Friday, April 27, 2012

What 'Gutsy Call'? Obama Didn't Make 'Operational Decision' to Kill Osama bin Laden

The Obama campaign is out with this new ad below attacking Mitt Romney, claiming that the presumptive GOP nominee wouldn't have been "gutsy" enough to make the call on killing bin Laden.

But perhaps Obama's "decision" to get bin Laden wasn't so "gutsy" after all.

See Ben Shapiro, at Big Peace, "What 'Gutsy Call'?: CIA Memo Reveals Admiral Controlled bin Laden Mission" (via Memeorandum). Read it all at the link. In question is the language of the CIA memo obtained by Time Magazine. See, "The Last Days of Osama bin Laden":

MEMO FOR THE RECORD Apr. 29, 2011, 10:35 a.m.

Received phone call from Tom Donilon who stated that the President made a decision with regard to AC1 [Abbottabad Compound 1]. The decision is to proceed with the assault. The timing, operational decision making and control are in Admiral McRaven’s hands. The approval is provided on the risk profile presented to the President. Any additional risks are to be brought back to the President for his consideration. The direction is to go in and get bin Laden and if he is not there, to get out. Those instructions were conveyed to Admiral McRaven at approximately 10:45 am.
Here's Shapiro's take:
...the memo doesn’t show a gutsy call. It doesn’t show a president willing to take the blame for a mission gone wrong. It shows a CYA maneuver by the White House.

The memo puts all control in the hands of Admiral McRaven – the “timing, operational decision making and control” are all up to McRaven. So the notion that Obama and his team were walking through every stage of the operation is incorrect. The hero here was McRaven, not Obama. And had the mission gone wrong, McRaven surely would have been thrown under the bus.

The memo is crystal clear on that point. It says that the decision has been made based solely on the “risk profile presented to the President.” If any other risks – no matter how minute – arose, they were “to be brought back to the President for his consideration.” This is ludicrous. It is wiggle room. It was Obama’s way of carving out space for himself in case the mission went bad.
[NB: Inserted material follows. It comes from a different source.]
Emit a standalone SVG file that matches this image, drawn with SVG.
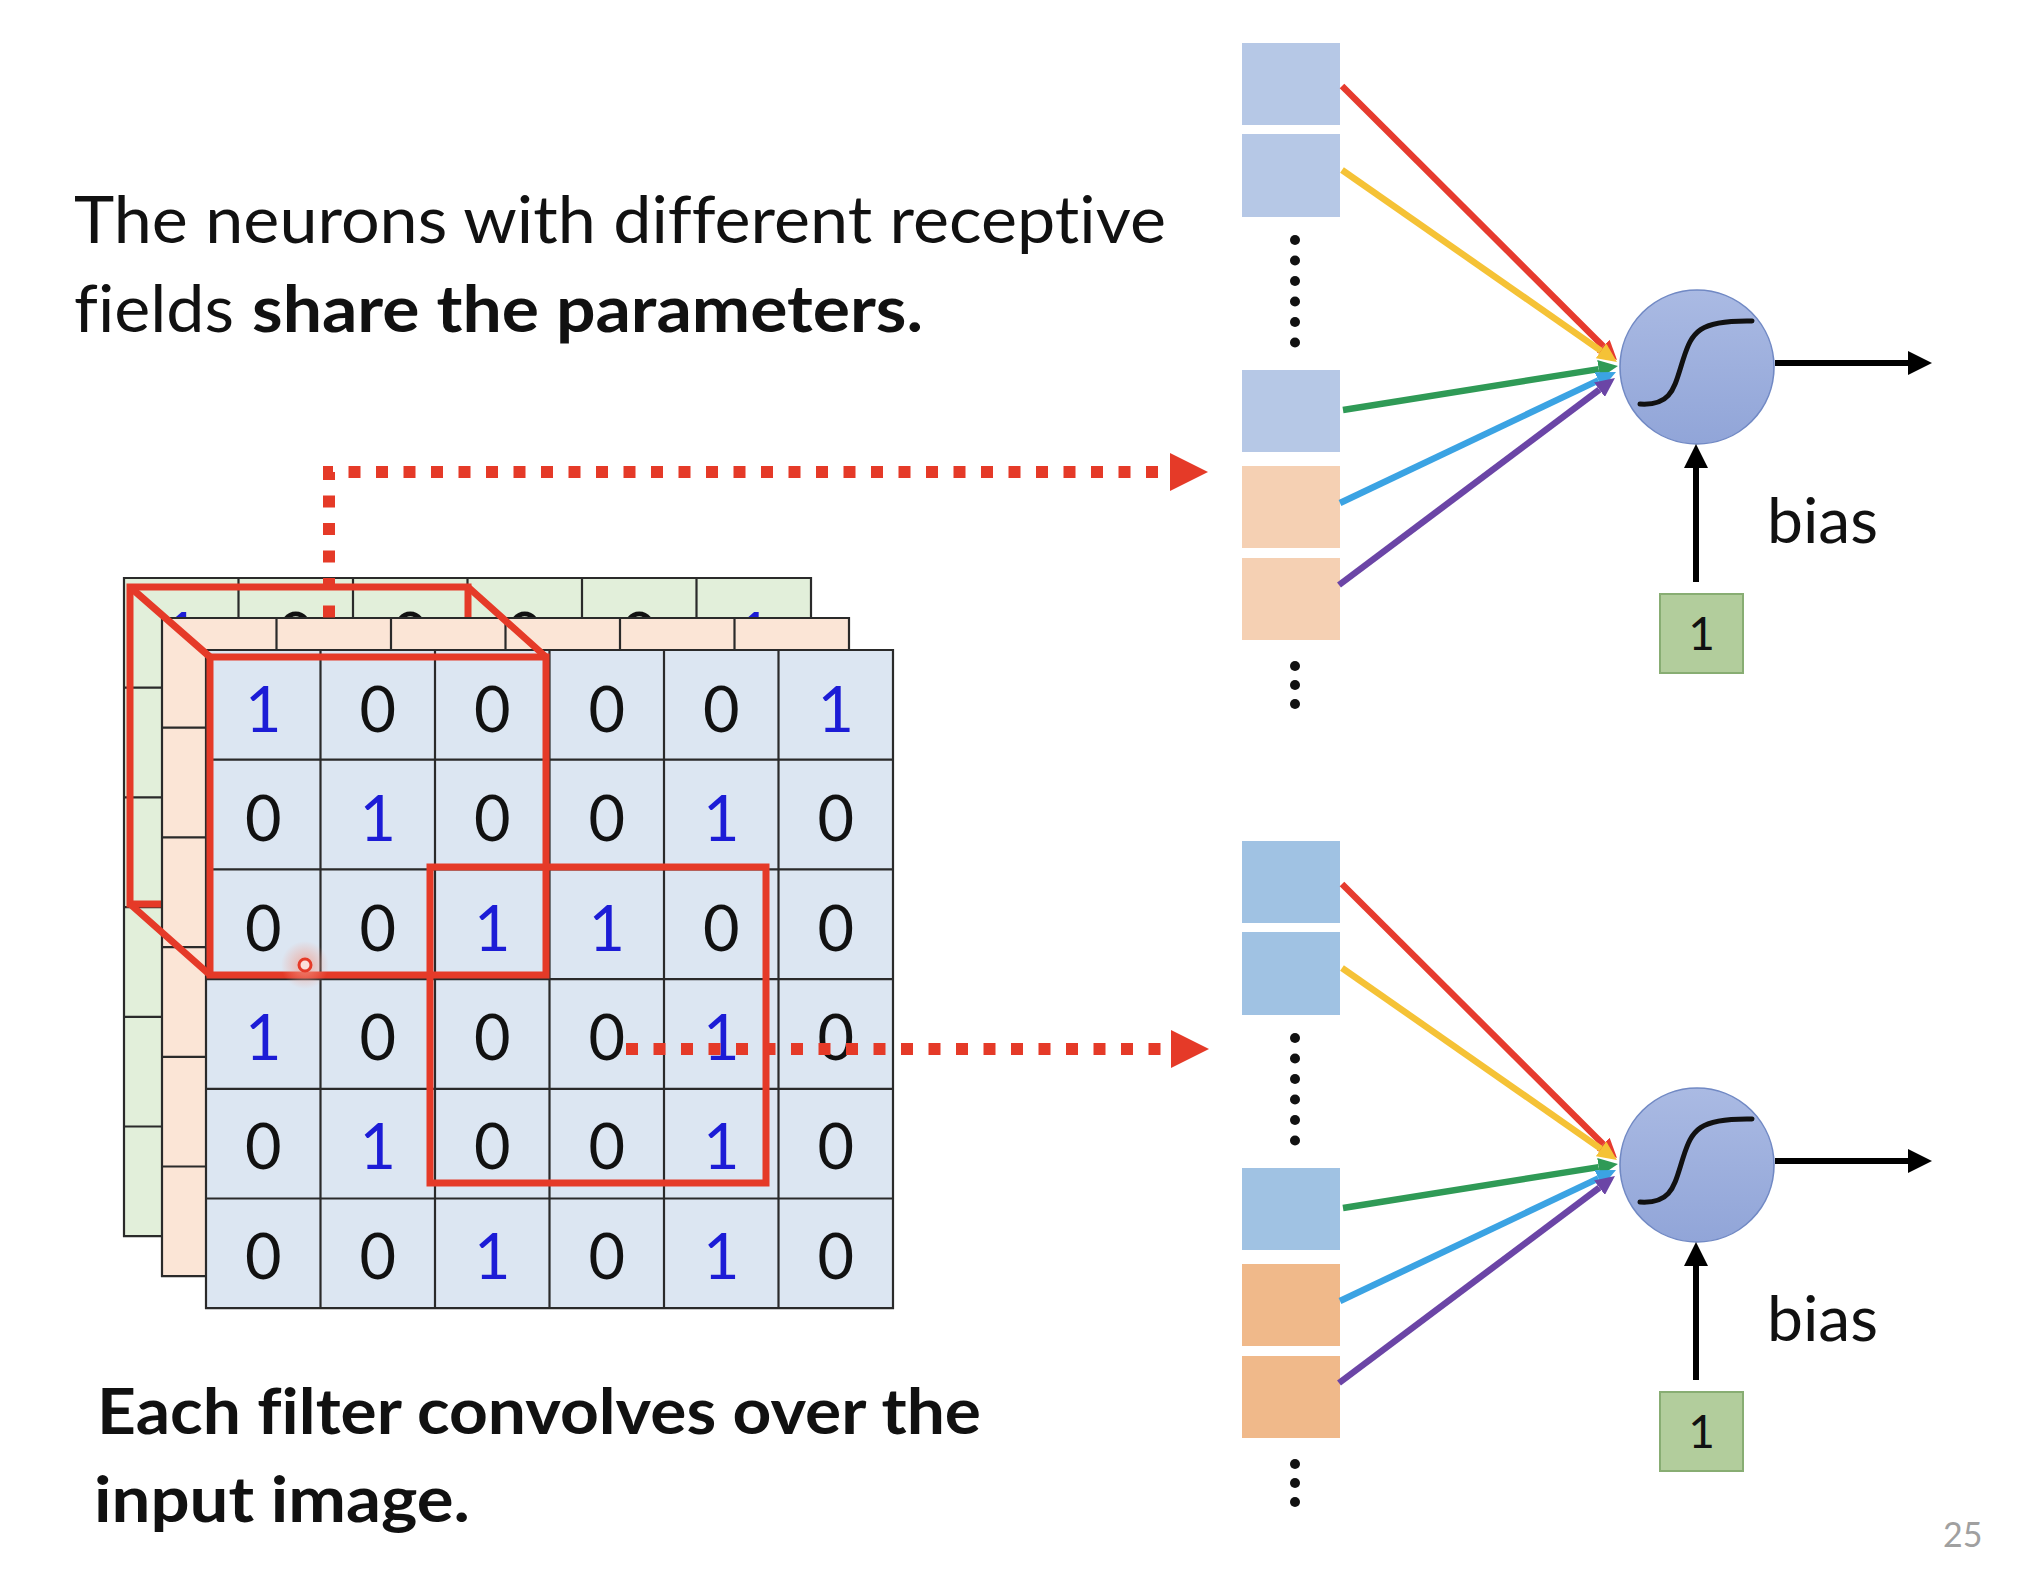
<svg xmlns="http://www.w3.org/2000/svg" width="2034" height="1584" viewBox="0 0 2034 1584">
<defs>
<style>
text{font-variant-ligatures:none}
.txt{font-family:Lato,"Open Sans","Liberation Sans",sans-serif;fill:#111}
.b{font-weight:bold}
.d{font-family:Lato,"Open Sans","Liberation Sans",sans-serif;font-size:63px;text-anchor:middle;fill:#111}
.d1{fill:#1c1cd6}
.gl{stroke:#2a2a2a;stroke-width:2.2;fill:none}
.frame{fill:none;stroke:#e53a28;stroke-width:7;stroke-linejoin:miter}
.dot{fill:none;stroke:#e53a28;stroke-width:12;stroke-dasharray:12 15.5}
.head{fill:#e53a28}
.sq1b{fill:#b6c8e6}.sq1p{fill:#f5d0b3}
.sq2b{fill:#a0c2e3}.sq2p{fill:#f0b98a}
.ell{fill:#111}
.neuron{fill:url(#ng);stroke:#7189c4;stroke-width:1.6}
.sig{fill:none;stroke:#111;stroke-width:5;stroke-linecap:round}
.one{fill:#b2cd9c;stroke:#88ad73;stroke-width:2}
.w{stroke-width:6.5;fill:none}
.blk{stroke:#000;stroke-width:6;fill:none}
</style>
<linearGradient id="ng" x1="0" y1="0" x2="0" y2="1">
<stop offset="0" stop-color="#aabae3"/>
<stop offset="1" stop-color="#91a5d8"/>
</linearGradient>
<radialGradient id="glow">
<stop offset="0" stop-color="#f2a090" stop-opacity="0.8"/>
<stop offset="1" stop-color="#f2a090" stop-opacity="0"/>
</radialGradient>
<marker id="mR" viewBox="0 0 3 2.8" refX="0" refY="1.4" markerWidth="3" markerHeight="2.8" orient="auto" markerUnits="strokeWidth"><path d="M0,0 L3,1.4 L0,2.8 z" fill="#e63b2e"/></marker>
<marker id="mY" viewBox="0 0 3 2.8" refX="0" refY="1.4" markerWidth="3" markerHeight="2.8" orient="auto" markerUnits="strokeWidth"><path d="M0,0 L3,1.4 L0,2.8 z" fill="#f5c236"/></marker>
<marker id="mG" viewBox="0 0 3 2.8" refX="0" refY="1.4" markerWidth="3" markerHeight="2.8" orient="auto" markerUnits="strokeWidth"><path d="M0,0 L3,1.4 L0,2.8 z" fill="#2f9a56"/></marker>
<marker id="mB" viewBox="0 0 3 2.8" refX="0" refY="1.4" markerWidth="3" markerHeight="2.8" orient="auto" markerUnits="strokeWidth"><path d="M0,0 L3,1.4 L0,2.8 z" fill="#3ba3e3"/></marker>
<marker id="mP" viewBox="0 0 3 2.8" refX="0" refY="1.4" markerWidth="3" markerHeight="2.8" orient="auto" markerUnits="strokeWidth"><path d="M0,0 L3,1.4 L0,2.8 z" fill="#6b45a6"/></marker>
<marker id="mK" viewBox="0 0 4 4" refX="0" refY="2" markerWidth="4" markerHeight="4" orient="auto" markerUnits="strokeWidth"><path d="M0,0 L4,2 L0,4 z" fill="#000"/></marker>
</defs>
<rect width="2034" height="1584" fill="#ffffff"/>

<g id="caption-top">
<text class="txt" x="74" y="243" font-size="65" textLength="1092" lengthAdjust="spacingAndGlyphs">The neurons with different receptive</text>
<text class="txt" x="74" y="332" font-size="65" textLength="160" lengthAdjust="spacingAndGlyphs">fields</text>
<text class="txt b" x="252" y="332" font-size="65" textLength="671" lengthAdjust="spacingAndGlyphs">share the parameters.</text>
</g>

<g id="caption-bottom">
<text class="txt b" x="97" y="1434" font-size="64" textLength="884" lengthAdjust="spacingAndGlyphs">Each filter convolves over the</text>
<text class="txt b" x="94" y="1522" font-size="64" textLength="376" lengthAdjust="spacingAndGlyphs">input image.</text>
</g>

<g id="input-image">
<g id="layer-green">
<rect x="124" y="578" width="687" height="658.2" fill="#e2efda"/>
<text class="d d1" x="181.25" y="658">1</text><text class="d" x="295.75" y="658">0</text><text class="d" x="410.25" y="658">0</text><text class="d" x="524.75" y="658">0</text><text class="d" x="639.25" y="658">0</text><text class="d d1" x="753.75" y="658">1</text>
<path class="gl" d="M124,578H811V1236.2H124Z M238.5,578V1236.2 M353,578V1236.2 M467.5,578V1236.2 M582,578V1236.2 M696.5,578V1236.2 M124,687.7H811 M124,797.4H811 M124,907.1H811 M124,1016.8H811 M124,1126.5H811"/>
</g>
<rect id="filter-back" class="frame" x="130" y="587" width="338" height="317"/>
<g id="layer-peach">
<rect x="162" y="618" width="687" height="658.2" fill="#fbe5d6"/>
<path class="gl" d="M162,618H849V1276.2H162Z M276.5,618V1276.2 M391,618V1276.2 M505.5,618V1276.2 M620,618V1276.2 M734.5,618V1276.2 M162,727.7H849 M162,837.4H849 M162,947.1H849 M162,1056.8H849 M162,1166.5H849"/>
</g>
<g id="layer-front">
<rect x="206" y="650" width="687" height="658.2" fill="#dce6f2"/>
<path class="gl" d="M206,650H893V1308.2H206Z M320.5,650V1308.2 M435,650V1308.2 M549.5,650V1308.2 M664,650V1308.2 M778.5,650V1308.2 M206,759.7H893 M206,869.4H893 M206,979.1H893 M206,1088.8H893 M206,1198.5H893"/>
<text class="d d1" x="263.25" y="732">1</text><text class="d" x="377.75" y="732">0</text><text class="d" x="492.25" y="732">0</text><text class="d" x="606.75" y="732">0</text><text class="d" x="721.25" y="732">0</text><text class="d d1" x="835.75" y="732">1</text>
<text class="d" x="263.25" y="841.3">0</text><text class="d d1" x="377.75" y="841.3">1</text><text class="d" x="492.25" y="841.3">0</text><text class="d" x="606.75" y="841.3">0</text><text class="d d1" x="721.25" y="841.3">1</text><text class="d" x="835.75" y="841.3">0</text>
<text class="d" x="263.25" y="950.6">0</text><text class="d" x="377.75" y="950.6">0</text><text class="d d1" x="492.25" y="950.6">1</text><text class="d d1" x="606.75" y="950.6">1</text><text class="d" x="721.25" y="950.6">0</text><text class="d" x="835.75" y="950.6">0</text>
<text class="d d1" x="263.25" y="1059.9">1</text><text class="d" x="377.75" y="1059.9">0</text><text class="d" x="492.25" y="1059.9">0</text><text class="d" x="606.75" y="1059.9">0</text><text class="d d1" x="721.25" y="1059.9">1</text><text class="d" x="835.75" y="1059.9">0</text>
<text class="d" x="263.25" y="1169.2">0</text><text class="d d1" x="377.75" y="1169.2">1</text><text class="d" x="492.25" y="1169.2">0</text><text class="d" x="606.75" y="1169.2">0</text><text class="d d1" x="721.25" y="1169.2">1</text><text class="d" x="835.75" y="1169.2">0</text>
<text class="d" x="263.25" y="1278.5">0</text><text class="d" x="377.75" y="1278.5">0</text><text class="d d1" x="492.25" y="1278.5">1</text><text class="d" x="606.75" y="1278.5">0</text><text class="d d1" x="721.25" y="1278.5">1</text><text class="d" x="835.75" y="1278.5">0</text>
</g>
<g id="filter-box">
<rect class="frame" x="210" y="657" width="336" height="318"/>
<path class="frame" d="M130,587L210,657 M468,587L546,657 M130,904L210,975"/>
</g>
<rect id="filter-box-2" class="frame" x="430" y="867" width="336" height="316"/>
<g id="cursor">
<circle cx="305" cy="965" r="24" fill="url(#glow)"/>
<circle cx="305" cy="965" r="6" fill="#fbe0da" stroke="#e53a28" stroke-width="3"/>
</g>
</g>

<g id="neuron-1">
<rect class="sq1b" x="1242" y="43" width="98" height="82"/>
<rect class="sq1b" x="1242" y="134" width="98" height="83"/>
<circle class="ell" cx="1295" cy="240" r="5"/><circle class="ell" cx="1295" cy="260.5" r="5"/><circle class="ell" cx="1295" cy="281" r="5"/><circle class="ell" cx="1295" cy="301.5" r="5"/><circle class="ell" cx="1295" cy="322" r="5"/><circle class="ell" cx="1295" cy="342.5" r="5"/>
<rect class="sq1b" x="1242" y="370" width="98" height="82"/>
<rect class="sq1p" x="1242" y="466" width="98" height="82"/>
<rect class="sq1p" x="1242" y="558" width="98" height="82"/>
<circle class="ell" cx="1295" cy="666" r="5"/><circle class="ell" cx="1295" cy="685" r="5"/><circle class="ell" cx="1295" cy="704" r="5"/>
<circle class="neuron" cx="1697" cy="367" r="77"/>
<path class="sig" d="M1640,404 C1672,406 1674,388 1683,360 C1692,332 1698,320 1752,321"/>
<rect class="one" x="1660" y="594" width="83" height="79"/>
<text class="txt" x="1701.5" y="650" font-size="46" text-anchor="middle">1</text>
<text class="txt" x="1767" y="543" font-size="62" textLength="111" lengthAdjust="spacingAndGlyphs">bias</text>
</g>

<g id="neuron-2">
<rect class="sq2b" x="1242" y="841" width="98" height="82"/>
<rect class="sq2b" x="1242" y="932" width="98" height="83"/>
<circle class="ell" cx="1295" cy="1038" r="5"/><circle class="ell" cx="1295" cy="1058.5" r="5"/><circle class="ell" cx="1295" cy="1079" r="5"/><circle class="ell" cx="1295" cy="1099.5" r="5"/><circle class="ell" cx="1295" cy="1120" r="5"/><circle class="ell" cx="1295" cy="1140.5" r="5"/>
<rect class="sq2b" x="1242" y="1168" width="98" height="82"/>
<rect class="sq2p" x="1242" y="1264" width="98" height="82"/>
<rect class="sq2p" x="1242" y="1356" width="98" height="82"/>
<circle class="ell" cx="1295" cy="1464" r="5"/><circle class="ell" cx="1295" cy="1483" r="5"/><circle class="ell" cx="1295" cy="1502" r="5"/>
<circle class="neuron" cx="1697" cy="1165" r="77"/>
<path class="sig" d="M1640,1202 C1672,1204 1674,1186 1683,1158 C1692,1130 1698,1118 1752,1119"/>
<rect class="one" x="1660" y="1392" width="83" height="79"/>
<text class="txt" x="1701.5" y="1448" font-size="46" text-anchor="middle">1</text>
<text class="txt" x="1767" y="1341" font-size="62" textLength="111" lengthAdjust="spacingAndGlyphs">bias</text>
</g>

<g id="connectors">
<path class="dot" d="M329,617.5V472H1163"/>
<polygon class="head" points="1170,453 1208,472 1170,491"/>
<path class="dot" d="M626,1049H1163"/>
<polygon class="head" points="1171,1030 1209,1049 1171,1068"/>

<line class="w" x1="1342" y1="86" x2="1603.2" y2="346.2" stroke="#e63b2e" marker-end="url(#mR)"/>
<line class="w" x1="1342" y1="170" x2="1601" y2="350.8" stroke="#f5c236" marker-end="url(#mY)"/>
<line class="w" x1="1343" y1="410" x2="1598.7" y2="369.1" stroke="#2f9a56" marker-end="url(#mG)"/>
<line class="w" x1="1340" y1="503" x2="1598.4" y2="380.4" stroke="#3ba3e3" marker-end="url(#mB)"/>
<line class="w" x1="1339" y1="585" x2="1599.4" y2="389.7" stroke="#6b45a6" marker-end="url(#mP)"/>
<line class="blk" x1="1775" y1="363" x2="1908" y2="363" marker-end="url(#mK)"/>
<line class="blk" x1="1696" y1="582" x2="1696" y2="468" marker-end="url(#mK)"/>

<line class="w" x1="1342" y1="884" x2="1603.2" y2="1144.2" stroke="#e63b2e" marker-end="url(#mR)"/>
<line class="w" x1="1342" y1="968" x2="1601" y2="1148.8" stroke="#f5c236" marker-end="url(#mY)"/>
<line class="w" x1="1343" y1="1208" x2="1598.7" y2="1167.1" stroke="#2f9a56" marker-end="url(#mG)"/>
<line class="w" x1="1340" y1="1301" x2="1598.4" y2="1178.4" stroke="#3ba3e3" marker-end="url(#mB)"/>
<line class="w" x1="1339" y1="1383" x2="1599.4" y2="1187.7" stroke="#6b45a6" marker-end="url(#mP)"/>
<line class="blk" x1="1775" y1="1161" x2="1908" y2="1161" marker-end="url(#mK)"/>
<line class="blk" x1="1696" y1="1380" x2="1696" y2="1266" marker-end="url(#mK)"/>
</g>

<text id="page-number" x="1943" y="1547" font-family="Lato,'Open Sans','Liberation Sans',sans-serif" font-size="34" fill="#a0a0a0">25</text>
</svg>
If it did, he’d say that there were additional risks of which he hadn’t been informed; he’d been kept in the dark by his military leaders.

Finally, the memo is unclear on just what the mission is. Was it to capture Bin Laden or to kill him? The White House itself was unable to decide what the mission was in the hours after the Bin Laden kill, and actually switched its language. The memo shows why: McRaven was instructed to “get” Bin Laden, whatever that meant.

President Obama made the right call to give the green light to the mission. But he did it in a way that he could shift the blame if things went wrong. Typical Obama. And typical of him to claim full credit for it, when he didn’t do anything but give a vague nod, while putting his top military officials at risk of taking the hit in case of a bad turn.
And note something else here: Karen Tumulty of the Washington Post is apparently a grade school friend of Admiral McRaven, and she basically made the same argument last year shortly after the Abottabad raid: "Adm. William McRaven: The terrorist hunter on whose shoulders Osama bin Laden raid rested:"
As leader of the military’s highly secretive Joint Special Operations Command, McRaven has overseen a rapid escalation of manhunts for Taliban leaders in Afghanistan and al-Qaeda figures around the world. Although he’s a three-star admiral, the muscular 55-year-old still sometimes accompanies his teams on snatch-and-grab missions.

On Friday, McRaven received the green light from Panetta to launch the raid at the earliest opportunity. Later that day, he met with a six-member congressional delegation that was coincidentally visiting Afghanistan. He gave the lawmakers a tour of the Bagram operations center that — unbeknownst to them — was gearing up for the critical mission.

Little did we know he had already given the order to take out Osama bin Laden,” said Rep. Bill Shuster (R-Pa.), who led the delegation.
So, indeed it was Admiral McRaven who ultimately made the "gutsy call" to kill bin Laden ---  and if anything went wrong it would have been McRaven's head on a block, not the un-gutsy members of this epic clusterf-k Democrat administration.